O enfrentamento das mudanças climáticas decorrentes do aumento das emissões de gases de efeito de estufa (GEE) resultantes das atividades humanas é o maior desafio do mundo para os próximos anos. Ele apenas aumentou com o atual conflito na Ucrânia, que mostrou quão arriscado é depender de combustíveis fósseis baratos sem levar em conta todas as implicações dessa escolha.
Criar estratégias para chegar a uma economia com emissões líquidas zero (ELZ) de CO2 e demais GEE é a maneira mais transparente e efetiva de avançar na agenda climática gerando empregos e evitando a inflação.
O Brasil pode aproveitar seus recursos e experiência para dar um novo impulso à sua economia e criar uma estratégia de desenvolvimento a partir da Agenda Climática e do objetivo de se tornar uma economia ELZ. O que pode acontecer aqui antes da maioria dos países porque nossa matriz energética é mais limpa e vai poder continuar assim.
O relatório “A Agenda Climática e o Novo Desenvolvimento Brasileiro” indica que o país pode crescer nos próximos anos de forma sustentável com a sinalizando de políticas alinhadas à agenda do clima.

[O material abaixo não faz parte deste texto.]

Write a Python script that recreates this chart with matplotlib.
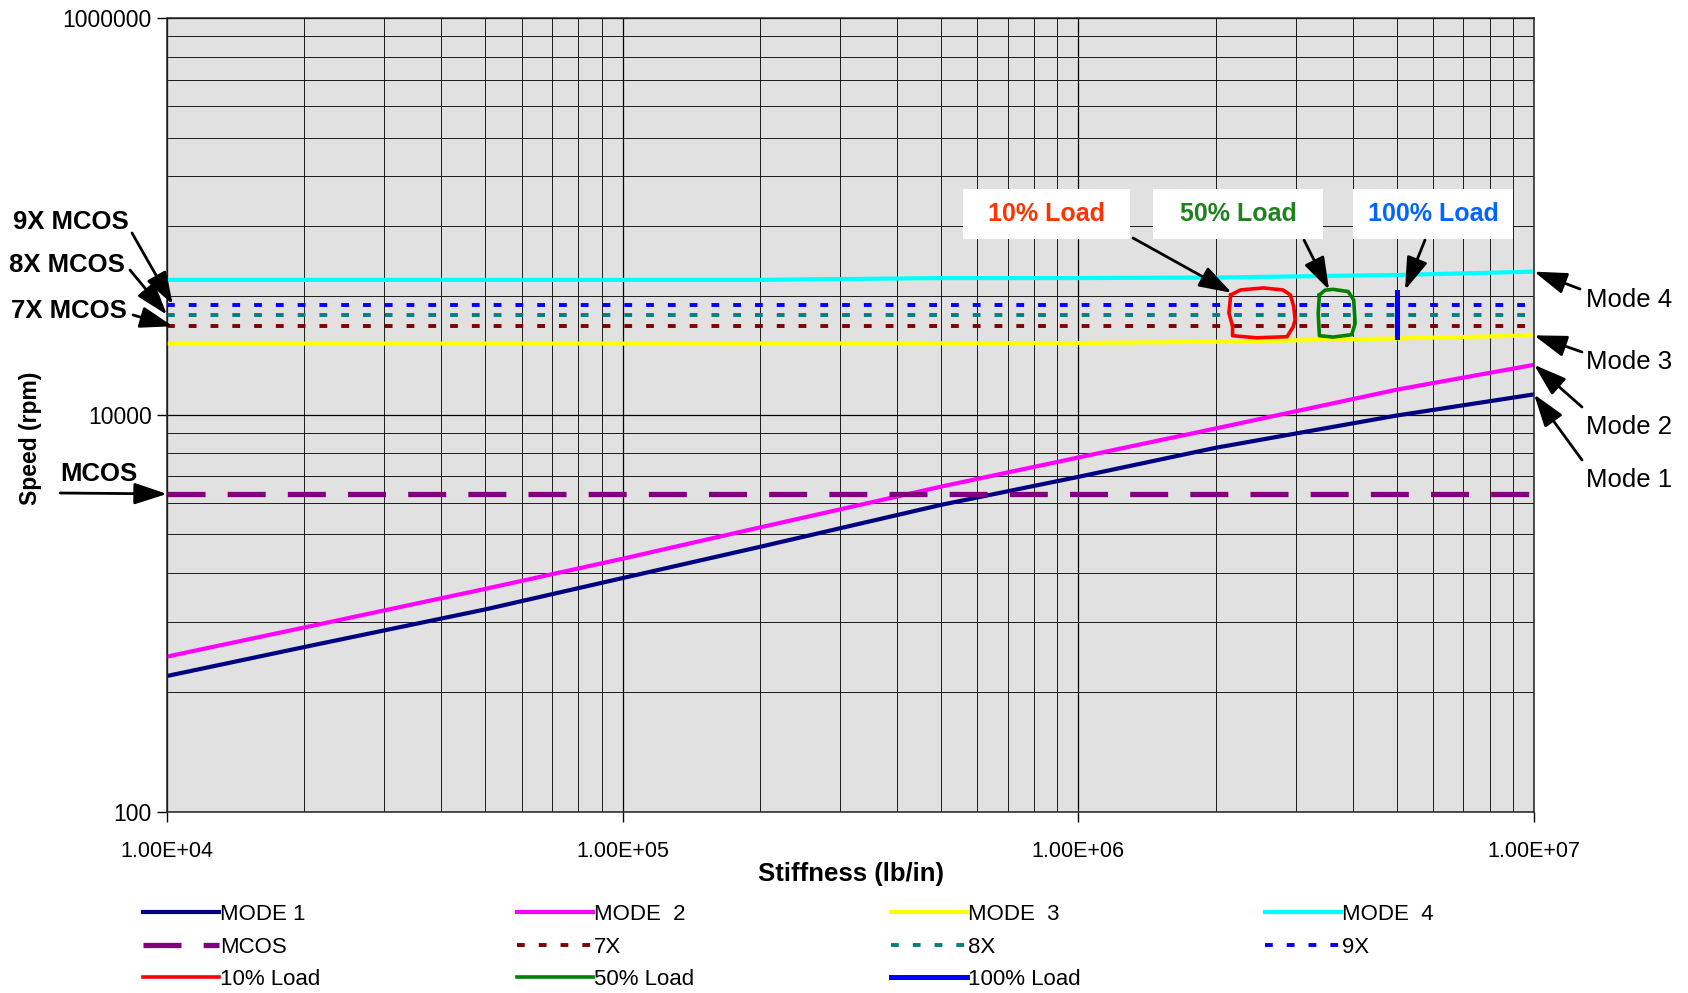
import matplotlib
matplotlib.use("Agg")
import matplotlib.pyplot as plt
import matplotlib.ticker as ticker
from matplotlib.patches import Rectangle

plt.rcParams['font.family'] = ['Liberation Sans', 'DejaVu Sans']

W, H = 1688, 993

# ---- data ----
stiffness = [1e4, 2e4, 5e4, 1e5, 2e5, 5e5, 1e6, 2e6, 5e6, 1e7]
mode1 = [483, 676, 1047, 1506, 2163, 3523, 4875, 6830, 9940, 12700]
mode2 = [605, 848, 1329, 1885, 2710, 4355, 6105, 8550, 13420, 17900]
mode3 = [22900, 22900, 22900, 22900, 22950, 23000, 23050, 23400, 24300, 25200]
mode4 = [48000, 48000, 48000, 48000, 48000, 49000, 49000, 49300, 50800, 52800]

x_range = [1e4, 1e7]
mcos = 4000
x7 = 28000
x8 = 32000
x9 = 36000

# hand drawn markers around the load points
load10_x = [2.16e6, 2.27e6, 2.55e6, 2.81e6, 2.92e6, 2.97e6, 2.99e6, 2.96e6,
            2.87e6, 2.46e6, 2.18e6, 2.18e6, 2.14e6, 2.16e6]
load10_y = [40300, 42700, 43700, 42700, 40300, 35100, 30150, 27800,
            24800, 24500, 25100, 27900, 32700, 40300]
load50_x = [3.38e6, 3.48e6, 3.62e6, 3.91e6, 4.02e6, 4.05e6, 3.98e6, 3.62e6,
            3.38e6, 3.36e6, 3.38e6]
load50_y = [40300, 42600, 43000, 41900, 38000, 29000, 25400, 24700,
            25100, 32600, 40300]
load100_x = [5.0e6, 5.0e6]
load100_y = [24700, 41900]

x_ticks = [1e4, 1e5, 1e6, 1e7]
x_ticklabels = ['1.00E+04', '1.00E+05', '1.00E+06', '1.00E+07']
y_ticks = [100, 10000, 1000000]
y_ticklabels = ['100', '10000', '1000000']
# Excel log axis with base 100: minor lines at k^2 times each major
y_minor = [b * k * k for b in (100, 10000) for k in range(2, 10)]


def fxy(x, y):
    return (x / W, 1 - y / H)


fig = plt.figure(figsize=(W / 100, H / 100), dpi=100)
ax = fig.add_axes([0.0989, 0.1826, 0.8099, 0.7990])
ax.set_facecolor('#E1E1E1')
ax.set_xscale('log')
ax.set_yscale('log')
ax.set_xlim(x_range)
ax.set_ylim(100, 1e6)

ax.xaxis.set_major_locator(ticker.FixedLocator(x_ticks))
ax.xaxis.set_major_formatter(ticker.FixedFormatter(x_ticklabels))
ax.xaxis.set_minor_locator(ticker.LogLocator(base=10, subs=range(2, 10)))
ax.xaxis.set_minor_formatter(ticker.NullFormatter())
ax.yaxis.set_major_locator(ticker.FixedLocator(y_ticks))
ax.yaxis.set_major_formatter(ticker.FixedFormatter(y_ticklabels))
ax.yaxis.set_minor_locator(ticker.FixedLocator(y_minor))
ax.yaxis.set_minor_formatter(ticker.NullFormatter())

ax.grid(True, which='major', color='#000000', lw=0.9)
ax.grid(True, which='minor', color='#1a1a1a', lw=0.7)
ax.set_axisbelow(True)
ax.tick_params(which='minor', length=0)
ax.tick_params(axis='y', which='major', length=7, width=1, pad=4, labelsize=16.5)
ax.tick_params(axis='x', which='major', length=7, width=1, pad=14, labelsize=15.5)
for sp in ax.spines.values():
    sp.set_color('#222222')
    sp.set_linewidth(1.1)

# ---- series ----
ax.plot(stiffness, mode1, color='#000080', lw=3.0, label='MODE 1')
ax.plot(stiffness, mode2, color='#FF00FF', lw=3.0, label='MODE  2')
ax.plot(stiffness, mode3, color='#FFFF00', lw=3.0, label='MODE  3')
ax.plot(stiffness, mode4, color='#00FFFF', lw=3.0, label='MODE  4')
ax.plot(x_range, [mcos, mcos], color='#800080', lw=3.8, dashes=(7.2, 4.2), label='MCOS')
ax.plot(x_range, [x7, x7], color='#800000', lw=2.8, dashes=(2.0, 3.6), label='7X')
ax.plot(x_range, [x8, x8], color='#008080', lw=2.8, dashes=(2.0, 3.6), label='8X')
ax.plot(x_range, [x9, x9], color='#0000FF', lw=2.8, dashes=(2.0, 3.6), label='9X')
ax.plot(load10_x, load10_y, color='#FF0000', lw=2.6, label='10% Load')
ax.plot(load50_x, load50_y, color='#008000', lw=2.6, label='50% Load')
ax.plot(load100_x, load100_y, color='#0000FF', lw=3.6, label='100% Load')

# ---- axis titles ----
fig.text(*fxy(30, 438), 'Speed (rpm)', rotation=90, ha='center', va='center',
         fontsize=16.5, fontweight='bold')
fig.text(*fxy(851, 874), 'Stiffness (lb/in)', ha='center', va='center',
         fontsize=18.5, fontweight='bold')

# ---- annotations ----
arrow = dict(arrowstyle='-|>,head_length=1.0,head_width=0.33', color='black',
             lw=2, mutation_scale=20, shrinkA=0, shrinkB=0)


def pointer(start, target):
    ax.annotate('', xy=target, xycoords='data', xytext=fxy(*start),
                textcoords='figure fraction', arrowprops=arrow,
                annotation_clip=False)


left_labels = [('9X MCOS', (71, 222), (132, 233), (1.03e4, x9)),
               ('8X MCOS', (67, 265), (130, 270), (1.0e4, x8)),
               ('7X MCOS', (69, 311), (133, 315), (1.03e4, x7)),
               ('MCOS', (99, 474), (60, 493), (1.0e4, mcos))]
for txt, pos, start, target in left_labels:
    fig.text(*fxy(*pos), txt, ha='center', va='center', fontsize=18.5, fontweight='bold')
    pointer(start, target)

right_labels = [('Mode 4', (1629, 300), (1580, 289), (1e7, mode4[-1])),
                ('Mode 3', (1629, 362), (1582, 352), (1e7, mode3[-1])),
                ('Mode 2', (1629, 427), (1582, 407), (1e7, mode2[-1])),
                ('Mode 1', (1629, 480), (1582, 460), (1e7, mode1[-1]))]
for txt, pos, start, target in right_labels:
    fig.text(*fxy(*pos), txt, ha='center', va='center', fontsize=18.5)
    pointer(start, target)

boxes = [('10% Load', '#FF3300', 963, 1130, (1133, 238), (2.17e6, 41300)),
         ('50% Load', '#1E821E', 1153, 1323, (1304, 240), (3.55e6, 42700)),
         ('100% Load', '#0066FF', 1353, 1513, (1425, 240), (5.21e6, 42700))]
for txt, col, x0, x1, start, target in boxes:
    fig.patches.append(Rectangle(fxy(x0, 239), (x1 - x0) / W, 50 / H,
                                 transform=fig.transFigure, facecolor='white',
                                 edgecolor='none', zorder=2))
    fig.text(*fxy((x0 + x1) / 2, 214), txt, ha='center', va='center', fontsize=18,
             fontweight='bold', color=col, zorder=3)
    pointer(start, target)

# ---- legend, laid out in four columns ----
handles, labels = ax.get_legend_handles_labels()
columns = [[0, 4, 8], [1, 5, 9], [2, 6, 10], [3, 7]]
col_x = [143, 517, 891, 1265]
for idx, cx in zip(columns, col_x):
    fig.legend([handles[i] for i in idx], [labels[i] for i in idx],
               loc='upper left', bbox_to_anchor=fxy(cx, 904),
               frameon=False, borderpad=0, borderaxespad=0,
               handlelength=3.4, handletextpad=0.05, labelspacing=0.52,
               prop={'size': 16})

fig.savefig('out.png', dpi=100)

Esse blog esboça o que pode acontecer em vários setores da economia, que mobilizam de populações tradicionais da Amazônia a grandes investidores, setor financeiro e startups em todo o país.
A maior parte das emissões no Brasil se devem ao desmatamento e à pecuária. Acabar com o desmatamento cortará nossas emissões pela metade sem prejudicar o PIB, e nos dará voz para influenciar a questão climática. Ser um líder nessa arena é crucial para nossa soberania, porque um aumento da temperatura mundial de 2°C ou 3°C terá efeito devastador na Amazônia e no resto do Brasil, ao contrário do que ocorrerá nos países nórdicos.
O espaço para uma agropecuária de baixo carbono vai ficando evidente, com a possibilidade de se diminuir a pressão sobre terras virgens e talvez chegar a um boi zero carbono onde houver políticas e investimento adequados.
A vantagem do Brasil na corrida para o carbono zero já é percebida por investidores e será ainda mais valorizada com o destaque que a segurança energética ganhou. O potencial das nossas fontes solar e eólica excede em muito a demanda interna para os próximos 50 anos, permitindo eletrificar os transportes e até exportar energia limpa através talvez do hidrogênio. Podemos crescer consumindo menos petróleo e liberando mais da produção dessa commodity para a exportação.
A eletrificação dos veículos não precisa deslocar o etanol, porque os carros híbridos são duas vezes mais econômicos que os convencionais e rodam com baterias dez vezes menores do que puramente elétricos. Caminhões elétricos também poderão driblar os obstáculos de grandes baterias contando com a recarga dinâmica nas principais estradas. Mas essa transição nos transportes só será suave e sem perda de emprego se houver clareza nas políticas públicas, segurança de abastecimento e posicionamento inteligente do país no tabuleiro mundial da indústria automobilística.
Há oportunidades de investimentos e novos empregos em muitas outras áreas com potencial de redução do carbono, como o saneamento e a indústria, mesmo onde a descarbonização é difícil, como em siderurgia e cimento. Soluções baseadas na natureza e uma economia circular, com menos desperdício, podem dar respostas a esses desafios quando apoiadas na ciência. Florestas cultivadas, por exemplo, sequestram carbono e são a base de cadeias de produção e agregação de valor que permitem produzir aço zero carbono, diminuir o consumo de cimento e substituir os derivados de petróleo em inúmeros produtos, participando da economia circular com a crescente reciclagem do papel.
As soluções baseadas na natureza também criam empregos de alto valor agregado, em centros de pesquisa de Universidades, na Embrapa e nas inúmeras startups voltadas a aumentar a produtividade da agricultura, reduzir perdas em processos industriais e nos serviços, combater o desmatamento, etc..
Como o Brasil é uma economia de mercado, chegar a emissões líquidas zero será mais fácil com o sinal de preço que mercados de carbono aqui e a nível global podem dar. O setor financeiro já está respondendo à perspectiva de organização desses mercados e à inclusão de temas climáticos na regulação prudencial e de mercado. Assim, vão se juntando os elementos para haver um ciclo de crescimento baseado na agenda climática sem necessidade de grandes gastos públicos ou subsídios, se o governo também ajudar na coordenação das expectativas dos agentes econômicos e seguir políticas que façam essa transição beneficiar toda a população.